Conocí de primera mano Los Carochos de Riofrío de Aliste el 1 de enero de 1993. Fui con mi familia a pasar el día con Isaac Macho, periodista, amigo, gran defensor e impulsor de esta fiesta y uno de los responsables de su recuperación tras años desaparecida. El impacto anímico que recibí con la salida de los dos carochos (el diablo grande y el diablo chiquito) y los otros ocho personajes aun no se me ha olvidado. Me pareció un auto de fe pagano, un intento de explicar el mundo a través de seres misteriosos y sobrenaturales, que, sin embargo, me parecieron propios; es decir que eran míos o que, en algún momento de la vida, lo fueron. Las filandorras persiguen a la gente para lanzarle ceniza que recogen en las lumbres de los vecinos cuyas casas permanecen abiertas para recibir a los personajes y darles el aguinaldo. El molacillo usa su pica para enfrentarse a los diablos. El gitano se encarga de bailes, chistes y coplas. El ciego de atrás, el del lino, los guapos, que van a bautizar al niño…. Todo ello crea una atmósfera misteriosa, pero real; tan real que uno tiene que pellizcarse varias veces para comprobar que estamos en el siglo XXI. No lo parece. Los carochos vienen desde la noche de los tiempos y, con sus ropajes, sus tenazas, sus corchas, sus cencerros y sus gritos, parecen recordarnos nuestro origen, nuestra esencia, la época en la que el hombre tuvo que inventarse ritos y actos para entender su propia existencia, su vinculación a la tierra y la necesidad de pedir a los dioses clemencia y protección.

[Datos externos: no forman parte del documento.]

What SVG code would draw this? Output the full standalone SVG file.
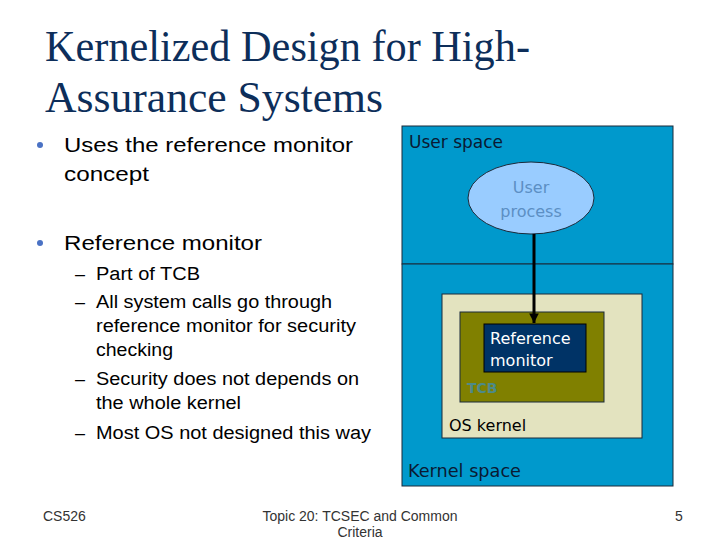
<svg xmlns="http://www.w3.org/2000/svg" width="720" height="540" viewBox="0 0 720 540">
<style>
.title{font-family:"Liberation Serif",serif;font-size:45px;fill:#0d2e5a}
.b1{font-family:"Liberation Sans",Arial,sans-serif;font-size:21px;fill:#000}
.b2{font-family:"Liberation Sans",Arial,sans-serif;font-size:18px;fill:#000}
.dot{fill:#4a72c4}
.t{font-family:"DejaVu Sans",Verdana,sans-serif}
.foot{font-family:"Liberation Sans",Arial,sans-serif;font-size:14px;fill:#333}
</style>
<defs>
<marker id="ah" viewBox="0 0 10 10" refX="10" refY="5" markerWidth="3.2" markerHeight="3.2" orient="auto" markerUnits="strokeWidth">
<path d="M0,0 L10,5 L0,10 z" fill="#000"/>
</marker>
</defs>
<rect width="720" height="540" fill="#fff"/>
<text class="title" x="45" y="61" textLength="485" lengthAdjust="spacingAndGlyphs">Kernelized Design for High-</text>
<text class="title" x="45" y="112" textLength="338" lengthAdjust="spacingAndGlyphs">Assurance Systems</text>
<circle class="dot" cx="40" cy="145" r="3"/>
<text class="b1" x="64" y="152" textLength="289" lengthAdjust="spacingAndGlyphs">Uses the reference monitor</text>
<text class="b1" x="64" y="181" textLength="85" lengthAdjust="spacingAndGlyphs">concept</text>
<circle class="dot" cx="40" cy="243" r="3"/>
<text class="b1" x="64" y="250" textLength="198" lengthAdjust="spacingAndGlyphs">Reference monitor</text>
<g class="b2">
<text x="75" y="280">–</text><text x="96" y="280" textLength="104" lengthAdjust="spacingAndGlyphs">Part of TCB</text>
<text x="75" y="308">–</text><text x="96" y="308" textLength="236" lengthAdjust="spacingAndGlyphs">All system calls go through</text>
<text x="96" y="332" textLength="260" lengthAdjust="spacingAndGlyphs">reference monitor for security</text>
<text x="96" y="356" textLength="77" lengthAdjust="spacingAndGlyphs">checking</text>
<text x="75" y="385">–</text><text x="96" y="385" textLength="263" lengthAdjust="spacingAndGlyphs">Security does not depends on</text>
<text x="96" y="409" textLength="145" lengthAdjust="spacingAndGlyphs">the whole kernel</text>
<text x="75" y="439">–</text><text x="96" y="439" textLength="275" lengthAdjust="spacingAndGlyphs">Most OS not designed this way</text>
</g>
<g id="user-space">
<rect x="402" y="126" width="271" height="138" fill="#0099cc" stroke="#1a2a3a" stroke-width="1"/>
<text class="t" x="409" y="148" font-size="17" fill="#0a1a33">User space</text>
</g>
<g id="kernel-space">
<rect x="402" y="264" width="271" height="222" fill="#0099cc" stroke="#1a2a3a" stroke-width="1"/>
<text class="t" x="408" y="477" font-size="17" fill="#0a1a33" textLength="113" lengthAdjust="spacingAndGlyphs">Kernel space</text>
</g>
<g id="os-kernel">
<rect x="442" y="294" width="200" height="144" fill="#e3e3bf" stroke="#1a2a3a" stroke-width="1"/>
<text class="t" x="449" y="431" font-size="16" fill="#000">OS kernel</text>
</g>
<g id="tcb">
<rect x="460" y="312" width="144" height="90" fill="#808000" stroke="#1a2a3a" stroke-width="1"/>
<text class="t" x="467" y="393" font-size="14" font-weight="bold" fill="#4d8a8a">TCB</text>
</g>
<g id="reference-monitor">
<rect x="484" y="324" width="102" height="48" fill="#003366" stroke="#000" stroke-width="1"/>
<text class="t" x="490" y="344" font-size="16" fill="#fff">Reference</text>
<text class="t" x="490" y="366" font-size="16" fill="#fff">monitor</text>
</g>
<g id="user-process">
<ellipse cx="531" cy="198" rx="63" ry="36" fill="#99ccff" stroke="#1a2a3a" stroke-width="1"/>
<text class="t" x="531" y="193" font-size="16" fill="#5c8fc4" text-anchor="middle">User</text>
<text class="t" x="531" y="217" font-size="16" fill="#5c8fc4" text-anchor="middle">process</text>
</g>
<g id="connectors">
<line x1="534" y1="234" x2="534" y2="323" stroke="#000" stroke-width="3" marker-end="url(#ah)"/>
</g>
<text class="foot" x="43" y="521">CS526</text>
<text class="foot" x="360" y="521" text-anchor="middle">Topic 20: TCSEC and Common</text>
<text class="foot" x="360" y="537" text-anchor="middle">Criteria</text>
<text class="foot" x="679" y="521" text-anchor="middle">5</text>
</svg>
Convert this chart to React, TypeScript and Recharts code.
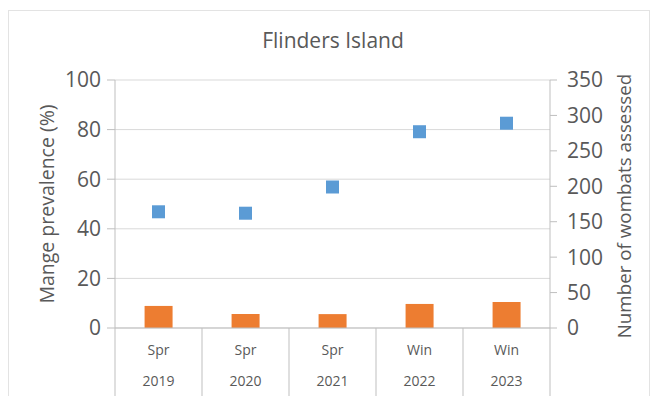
import React from 'react';
import { ComposedChart, Bar, Scatter, XAxis, YAxis, CartesianGrid } from 'recharts';

const seasons = ['Spr', 'Spr', 'Spr', 'Win', 'Win'];
const years = ['2019', '2020', '2021', '2022', '2023'];
const prevalence = [8.9, 5.6, 5.6, 9.7, 10.5];
const assessed = [164, 162, 199, 277, 289];
const leftTicks = [0, 20, 40, 60, 80, 100];
const rightTicks = [0, 50, 100, 150, 200, 250, 300, 350];

const data = years.map((year, i) => ({
  key: `${seasons[i]} ${year}`,
  season: seasons[i],
  year,
  prevalence: prevalence[i],
  assessed: assessed[i],
}));

const FONT = '"Open Sans", "Noto Sans", sans-serif';
const TEXT = '#595959';
const AXIS = '#bfbfbf';

const CategoryTick = (props: any) => {
  const { x, y, payload, index, width, visibleTicksCount } = props;
  const band = width / visibleTicksCount;
  const row = data[index];
  return (
    <g>
      <line x1={x - band / 2} y1={y} x2={x - band / 2} y2={y + 68} stroke={AXIS} />
      {index === visibleTicksCount - 1 && (
        <line x1={x + band / 2} y1={y} x2={x + band / 2} y2={y + 68} stroke={AXIS} />
      )}
      <text x={x} y={y + 27} textAnchor="middle" fill={TEXT} fontSize={14} fontFamily={FONT}>
        {row ? row.season : payload.value}
      </text>
      <text x={x} y={y + 58} textAnchor="middle" fill={TEXT} fontSize={14} fontFamily={FONT}>
        {row ? row.year : ''}
      </text>
    </g>
  );
};

const SquareDot = (props: any) => {
  const { cx, cy } = props;
  const s = 13;
  return <rect x={cx - s / 2} y={cy - s / 2} width={s} height={s} fill="#5b9bd5" />;
};

export default function App() {
  return (
    <div style={{ position: 'absolute', left: 0, top: 0, width: 654, height: 396, background: '#fff' }}>
      <div
        style={{
          position: 'absolute',
          left: 8,
          top: 10,
          width: 642,
          height: 400,
          border: '1px solid #e3e3e3',
          boxSizing: 'border-box',
        }}
      />
      <div style={{ position: 'absolute', left: 0, top: 0 }}>
        <ComposedChart
          width={654}
          height={396}
          data={data}
          margin={{ top: 80, right: 0, bottom: 0, left: 0 }}
          barCategoryGap="34%"
        >
          <CartesianGrid vertical={false} stroke="#d9d9d9" yAxisId="left" />
          <XAxis
            dataKey="key"
            height={68}
            tick={<CategoryTick />}
            tickLine={false}
            tickSize={0}
            tickMargin={0}
            axisLine={{ stroke: AXIS }}
            interval={0}
          />
          <YAxis
            yAxisId="left"
            width={115}
            domain={[0, 100]}
            ticks={leftTicks}
            tickSize={8}
            tickMargin={6}
            tick={{ fill: TEXT, fontSize: 21, fontFamily: FONT }}
            tickLine={{ stroke: AXIS }}
            axisLine={{ stroke: AXIS }}
          />
          <YAxis
            yAxisId="right"
            orientation="right"
            width={104}
            domain={[0, 350]}
            ticks={rightTicks}
            tickSize={7}
            tickMargin={10}
            tick={{ fill: TEXT, fontSize: 21, fontFamily: FONT }}
            tickLine={{ stroke: AXIS }}
            axisLine={{ stroke: AXIS }}
          />
          <Bar yAxisId="left" dataKey="prevalence" fill="#ed7d31" isAnimationActive={false} />
          <Scatter yAxisId="right" dataKey="assessed" shape={<SquareDot />} isAnimationActive={false} />
          <text x={333} y={48} textAnchor="middle" fill={TEXT} fontSize={21} fontFamily={FONT}>
            Flinders Island
          </text>
          <text
            x={46}
            y={204}
            transform="rotate(-90 46 204)"
            textAnchor="middle"
            dominantBaseline="central"
            fill={TEXT}
            fontSize={19.5}
            fontFamily={FONT}
          >
            Mange prevalence (%)
          </text>
          <text
            x={624}
            y={206}
            transform="rotate(-90 624 206)"
            textAnchor="middle"
            dominantBaseline="central"
            fill={TEXT}
            fontSize={18.8}
            fontFamily={FONT}
          >
            Number of wombats assessed
          </text>
        </ComposedChart>
      </div>
    </div>
  );
}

He vuelto varias veces a Riofrío. En una de ellas, Isaac me llevó a ver Los Cencerrones, de Abejera. El escalofrío fue similar. Otro año fui a seguir Los Diablos, de Sarracín. El entierro del niño (no el Niño Jesús, sino uno nacido de un mito pagano) pone los pelos de punta. Podría continuar, pero mejor que comprueben ustedes en directo todo lo que les cuento. Merece la pena. Ahí está parte de la Zamora eterna.